Mensonges sur l’Irak

L’histoire risque de se montrer sévère lorsqu’elle se penchera sur la politique de George W. Bush à l’égard de l’Irak. Peut-être réussira-t-il à pacifier et à stabiliser ce pays, même si, sur le terrain, la situation n’incite guère à l’optimisme.

Mais il aura réussi à diviser durablement ses alliés et à ternir l’image de son pays.

Plus grave encore pour sa crédibilité, le rapport intermédiaire rendu public, mercredi 16 juin, par la commission d’enquête paritaire du Sénat a démoli sans appel le second des arguments avec lesquels le président américain avait justifié sa guerre contre Saddam Hussein : sa connivence supposée avec Oussama Ben Laden et Al-Qaida. On se souvient que les affirmations de la Maison Blanche, reprises par ses alliés de l’époque - en premier lieu par Tony Blair - selon lesquelles le régime de Bagdad disposait d’armes de destruction massive et qu’il était prêt à les utiliser n’ont jamais pu être prouvées.

Les conclusions de la commission, qui n’a trouvé "aucune preuve crédible d’une collaboration entre le régime de Saddam Hussein et Al-Qaida pour attaquer les Etats-Unis", ont d’autant plus de poids qu’elles n’auraient pu être adoptées sans l’accord de membres républicains de la commission. Elles s’inscrivent en faux contre les assertions répétées du vice-président Dick Cheney sur de prétendus "liens de longue date" et contre l’argumentation utilisée par M. Bush pour convaincre ses compatriotes de la justesse de cette guerre.

L’argument de la connivence Saddam-Ben Laden apparaît donc pour le moins controuvé. Il avait pourtant eu un immense impact aux Etats-Unis au point d’être cru par près d’un Américain sur deux. Le réveil de l’opinion risque d’être brutal à cinq mois de la prochaine présidentielle. John Kerry, le candidat démocrate, qui avait soutenu la guerre à son début, en a profité pour accuser son rival d’avoir "trompé" le peuple américain. Cela lui suffira-t-il pour l’emporter ?

Les arguments de M. Bush ayant fait la preuve de leur inanité, on est porté à se demander s’il a menti, emporté par une stratégie belliciste contre un Saddam Hussein dont il avait fait son ennemi numéro un avant même d’entrer à la Maison Blanche. Ou bien s’il a enrobé sa politique sous un emballage "vendable" à une opinion traumatisée par les attentats du 11 Septembre. Ce serait plus grave encore si, comme ne l’exclut pas le New York Times, "il savait qu’il ne disait pas la vérité ou s’il avait une capacité à s’auto-illusionner pour des raisons politiques, ce qui serait terrifiant dans le monde de l’après-11 Septembre".

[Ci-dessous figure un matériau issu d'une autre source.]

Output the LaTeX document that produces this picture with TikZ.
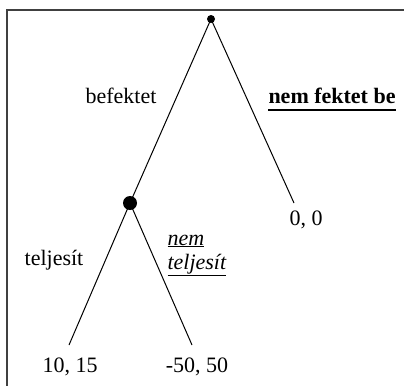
\documentclass[tikz,border=0pt]{standalone}
\usepackage{fontspec}
\setmainfont{Liberation Serif}

\begin{document}
\begin{tikzpicture}[x=1pt,y=-1pt]
        \tikzstyle{every path}=[line width=1pt]

        \tikzstyle{frame}=[draw=black!75,line width=1.2pt]
        \tikzstyle{dot}=[circle,fill=black,draw=none,inner sep=0pt]
        \tikzstyle{lbl}=[font=\fontsize{22}{26}\selectfont,inner sep=0pt]

        \useasboundingbox (0,0) rectangle (404,386);
        \draw[frame] (404,10) -- (7,10) -- (7,386);

        \node [dot,minimum size=8pt] (root) at (211,19) {};
        \node [dot,minimum size=14pt] (mid) at (130,203) {};
        \coordinate (out) at (294,203);
        \coordinate (ll) at (69,345);
        \coordinate (lr) at (192,345);

        \draw (root.center) -- (mid.center);    % befektet
        \draw (root.center) -- (out);           % nem fektet be
        \draw (mid.center) -- (ll);             % teljesit
        \draw (mid.center) -- (lr);             % nem teljesit

        \node [lbl,anchor=base] (inv) at (121,103) {befektet};
        \node [lbl,anchor=base west,font=\fontsize{22}{26}\selectfont\bfseries] (noinv) at (268,103) {nem fektet be};
        \draw [line width=2pt] ([yshift=-7pt]noinv.base west) -- ([yshift=-7pt]noinv.base east);

        \node [lbl,anchor=base] (pay0) at (306,225) {0, 0};
        \node [lbl,anchor=base] (done) at (54,265) {teljesít};
        \node [lbl,anchor=base west,font=\fontsize{22}{26}\selectfont\itshape] (nem) at (167,245) {\underline{nem}};
        \node [lbl,anchor=base west,font=\fontsize{22}{26}\selectfont\itshape] (notdone) at (167,269) {\underline{teljesít}};

        \node [lbl,anchor=base] (pay1) at (70,372) {10, 15};
        \node [lbl,anchor=base] (pay2) at (197,372) {-50, 50};
\end{tikzpicture}
\end{document}
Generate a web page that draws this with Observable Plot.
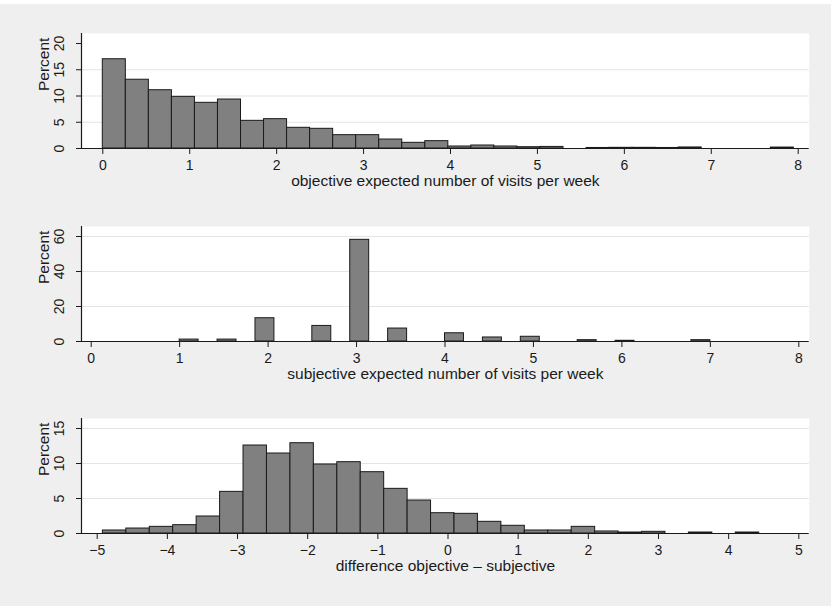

Le résultat de tout cela est une Amérique décrédibilisée et une vague sans précédent de haine dans le monde musulman. Mais surtout, et c’est beaucoup plus inexcusable, cette guerre sans justifications légales ou factuelles a détourné le monde d’une tâche bien plus cruciale : la vraie guerre contre le terrorisme.

Ben Laden court toujours, Al-Qaida a essaimé comme une métastase à travers un univers qui est encore moins sûr aujourd’hui qu’il ne l’était hier.